The growth in wholesale prices of construction materials in Metro Manila eased to a 15-month low in May as high borrowing costs dampened construction demand.
According to preliminary data from the Philippine Statistics Authority (PSA), the construction materials wholesale price index (CMWPI) in the National Capital Region (NCR) grew 6.5% year on year in May, against the 7.4% posted in April and the 8.3% from a year earlier.
In the first five months, index growth averaged 8%, against the 6.5% growth rate seen in 2022.
The May reading was the weakest since the 5.2% growth posted in February 2022.
“Slowing construction materials inflation may be traced to softer construction activity as rate hikes sap demand,” ING Bank N.V. Manila Senior Economist Nicholas Antonio T. Mapa said in a Viber message on Tuesday.
Since May 2022, the Bangko Sentral ng Pilipinas has raised policy rates by 425 basis points to curb surging inflation.
The impact of policy tightening has since found its way into market prices as headline inflation slowed for a fourth straight month to 6.1% in May.
“The main contributor to the lower annual growth rate of CMWPI was the heavily weighted reinforcing and structural steel index, which registered annual growth of 4.1% in May from 6.5% in April,” the PSA said.
Of the 17 commodity groups, seven registered slower price growth, led by hardware (6% in May from 6.8% in April), plywood (4.3% from 4.8%), lumber (6.2% from 7%), G.I sheets (13.8% from 14.3%), doors, jambs, and steel casements (5.2% from 5.4%), and painting works (12.4% from 13.1%).
Growth in wholesale prices for concrete products accelerated to 9.1% from 9% in the previous month.

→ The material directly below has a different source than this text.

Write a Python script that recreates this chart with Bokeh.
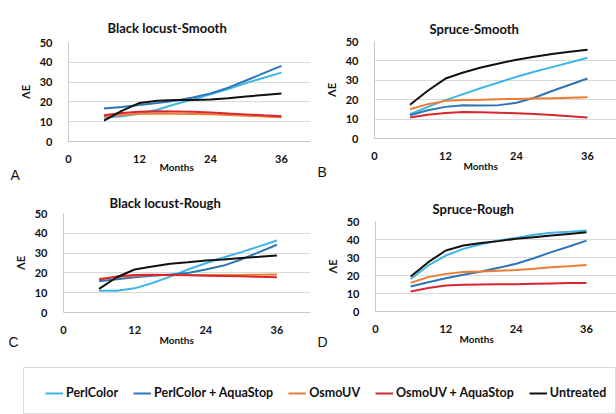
from bokeh.plotting import figure
from bokeh.models import Legend, LegendItem, Range1d, FixedTicker, Title
from bokeh.layouts import column, row
from bokeh.embed import file_html
from bokeh.resources import INLINE

# ---------------- data ----------------
months = [6, 9, 12, 15, 18, 21, 24, 27, 30, 33, 36]
x_ticks = [0, 12, 24, 36]
y_ticks = [0, 10, 20, 30, 40, 50]
series_names = ["PerlColor", "PerlColor + AquaStop", "OsmoUV", "OsmoUV + AquaStop", "Untreated"]
panel_titles = ["Black locust-Smooth", "Spruce-Smooth", "Black locust-Rough", "Spruce-Rough"]
panel_letters = ["A", "B", "C", "D"]
y_label = "ΛE"
x_label = "Months"

# Black locust - Smooth
bls_perlcolor = [12.0, 12.8, 14.0, 16.0, 18.8, 21.2, 23.8, 26.5, 29.5, 32.2, 34.8]
bls_perl_aqua = [16.7, 17.4, 18.4, 19.4, 20.6, 22.2, 24.3, 27.2, 30.8, 34.5, 38.2]
bls_osmouv = [12.5, 13.4, 14.0, 14.1, 14.0, 13.9, 13.7, 13.4, 13.0, 12.6, 12.3]
bls_osmo_aqua = [13.2, 14.4, 15.0, 15.3, 15.2, 15.0, 14.6, 14.2, 13.7, 13.2, 12.8]
bls_untreated = [10.5, 15.5, 19.5, 20.6, 21.0, 21.0, 21.2, 21.8, 22.7, 23.5, 24.2]

# Spruce - Smooth
sps_perlcolor = [12.5, 16.3, 19.8, 22.9, 26.0, 28.9, 31.8, 34.4, 36.8, 39.2, 41.6]
sps_perl_aqua = [12.0, 14.6, 16.3, 17.2, 17.0, 17.2, 18.4, 21.0, 24.5, 27.7, 30.9]
sps_osmouv = [15.1, 17.7, 19.4, 19.9, 20.0, 20.2, 20.4, 20.6, 20.8, 21.0, 21.2]
sps_osmo_aqua = [10.8, 12.2, 13.2, 13.6, 13.5, 13.3, 13.0, 12.6, 12.1, 11.5, 10.8]
sps_untreated = [17.4, 24.6, 30.9, 34.0, 36.6, 38.7, 40.6, 42.1, 43.5, 44.7, 45.7]

# Black locust - Rough
blr_perlcolor = [11.0, 11.0, 12.2, 14.9, 18.1, 21.7, 24.9, 27.8, 30.5, 33.4, 36.4]
blr_perl_aqua = [15.8, 16.8, 17.8, 18.6, 19.2, 20.0, 21.7, 23.7, 26.8, 30.5, 34.2]
blr_osmouv = [17.0, 17.9, 18.6, 18.9, 19.0, 19.0, 19.0, 19.0, 19.0, 19.1, 19.2]
blr_osmo_aqua = [16.6, 18.2, 19.0, 19.1, 19.0, 18.8, 18.6, 18.4, 18.3, 18.0, 17.8]
blr_untreated = [11.9, 17.8, 21.7, 23.2, 24.6, 25.4, 26.3, 26.8, 27.5, 28.1, 28.8]

# Spruce - Rough
spr_perlcolor = [18.1, 25.6, 31.1, 34.8, 37.4, 39.4, 40.9, 42.6, 43.7, 44.3, 45.0]
spr_perl_aqua = [13.9, 16.3, 18.5, 20.4, 22.2, 24.3, 26.5, 29.6, 33.0, 36.1, 39.4]
spr_osmouv = [15.9, 19.1, 20.9, 21.9, 22.2, 22.6, 23.0, 23.7, 24.6, 25.2, 25.9]
spr_osmo_aqua = [11.1, 13.0, 14.4, 14.8, 15.0, 15.1, 15.2, 15.4, 15.6, 15.8, 15.9]
spr_untreated = [19.4, 27.4, 33.9, 36.7, 38.1, 39.1, 40.4, 41.3, 42.2, 43.1, 44.0]

# ---------------- style ----------------
colors = ["#3fb4e6", "#2e75b6", "#ed7d31", "#d7282f", "#111111"]
FONT = "Lato"
GRID = "#d9d9d9"
INK = "#111111"


def make_panel(title, letter, series, w, h, L, R, T, B, ppu_x,
               title_off, title_valign, title_standoff, months_off, months_standoff,
               letter_off, letter_standoff):
    fw = w - L - R
    x_end = fw / ppu_x
    p = figure(width=w, height=h, output_backend="svg", toolbar_location=None,
               x_range=Range1d(0, x_end), y_range=Range1d(0, 50),
               min_border_left=L, min_border_right=R,
               min_border_top=T, min_border_bottom=B)
    p.outline_line_color = None
    p.xgrid.visible = False
    p.ygrid.grid_line_color = GRID
    p.ygrid.ticker = FixedTicker(ticks=y_ticks)
    p.xaxis.ticker = FixedTicker(ticks=x_ticks)
    p.yaxis.ticker = FixedTicker(ticks=y_ticks)
    for ax in (p.xaxis[0], p.yaxis[0]):
        ax.axis_line_color = "#c8c8c8"
        ax.major_tick_line_color = None
        ax.minor_tick_line_color = None
        ax.major_label_text_font = FONT
        ax.major_label_text_font_style = "bold"
        ax.major_label_text_font_size = "11px"
        ax.major_label_text_color = INK
    p.xaxis.major_label_standoff = 7
    p.yaxis.major_label_standoff = 10
    p.yaxis.axis_label = y_label
    p.yaxis.axis_label_standoff = 5
    p.yaxis.axis_label_text_font = FONT
    p.yaxis.axis_label_text_font_style = "bold"
    p.yaxis.axis_label_text_font_size = "11px"
    p.yaxis.axis_label_text_color = INK

    for vals, c in zip(series, colors):
        p.line(months, vals, line_color=c, line_width=2)

    p.add_layout(Title(text=title, align="left", offset=title_off,
                       vertical_align=title_valign, standoff=title_standoff,
                       text_font=FONT, text_font_style="bold",
                       text_font_size="13px", text_color=INK), "above")
    p.add_layout(Title(text=x_label, align="left", offset=months_off,
                       vertical_align="top", standoff=months_standoff, text_font=FONT,
                       text_font_style="bold", text_font_size="10px",
                       text_color=INK), "below")
    p.add_layout(Title(text=letter, align="left", offset=letter_off,
                       vertical_align="top", standoff=letter_standoff,
                       text_font="Liberation Sans", text_font_style="normal",
                       text_font_size="14px", text_color=INK), "below")
    return p


pA = make_panel(panel_titles[0], panel_letters[0],
                [bls_perlcolor, bls_perl_aqua, bls_osmouv, bls_osmo_aqua, bls_untreated],
                314, 193, 68, 4, 42, 52, 213 / 36,
                39, "bottom", 13, 91, -10, -58, -5)
pB = make_panel(panel_titles[1], panel_letters[1],
                [sps_perlcolor, sps_perl_aqua, sps_osmouv, sps_osmo_aqua, sps_untreated],
                302, 193, 60, 0, 41, 55, 213 / 36,
                55, "bottom", 10, 89, -6, -57, -14)
pC = make_panel(panel_titles[2], panel_letters[2],
                [blr_perlcolor, blr_perl_aqua, blr_osmouv, blr_osmo_aqua, blr_untreated],
                314, 167, 63, 4, 20, 48, 213.4 / 36,
                46, "top", 2, 96, -6, -55, -21)
pD = make_panel(panel_titles[3], panel_letters[3],
                [spr_perlcolor, spr_perl_aqua, spr_osmouv, spr_osmo_aqua, spr_untreated],
                302, 167, 61, 0, 28, 49, 211 / 36,
                57, "top", 5, 84, -5, -58, -21)

# ---------------- legend ----------------
pL = figure(width=616, height=54, output_backend="svg", toolbar_location=None,
            x_axis_type=None, y_axis_type=None,
            x_range=Range1d(0, 1), y_range=Range1d(100, 101),
            min_border_left=23, min_border_right=0, min_border_top=7, min_border_bottom=0)
pL.grid.visible = False
pL.outline_line_color = GRID
items = []
for name, c, vals in zip(series_names, colors,
                         [bls_perlcolor, bls_perl_aqua, bls_osmouv, bls_osmo_aqua, bls_untreated]):
    r = pL.line(months, vals, line_color=c, line_width=2)
    items.append(LegendItem(label=name, renderers=[r]))
leg = Legend(items=items, orientation="horizontal", location=(22, 14),
             border_line_color=None, background_fill_alpha=0,
             padding=0, margin=0, spacing=15, glyph_width=18, glyph_height=14,
             label_height=14, label_standoff=3,
             label_text_font=FONT, label_text_font_style="bold",
             label_text_font_size="12.5px", label_text_color=INK)
pL.add_layout(leg)

layout = column(row(column(pA), column(pB)), row(column(pC), column(pD)), pL)

with open("out.html", "w") as f:
    f.write(file_html(layout, INLINE))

Higher price growth was also reported for tileworks (1.4% from 1.3%), electrical works (6.3% from 6.2%), and plumbing fixtures and accessories/waterworks (4.2% from 3.9%).
Price growth declined for glass and glass products (0.2% from 0%), PVC pipes (3.7% from 1.3%), and fuel and lubricants (19.4% 11.9%).
Growth in wholesale prices for sand and gravel was unchanged at 4.7%.
Mr. Mapa expects the downward trend to continue as rate hikes “continue to whittle away at construction demand.”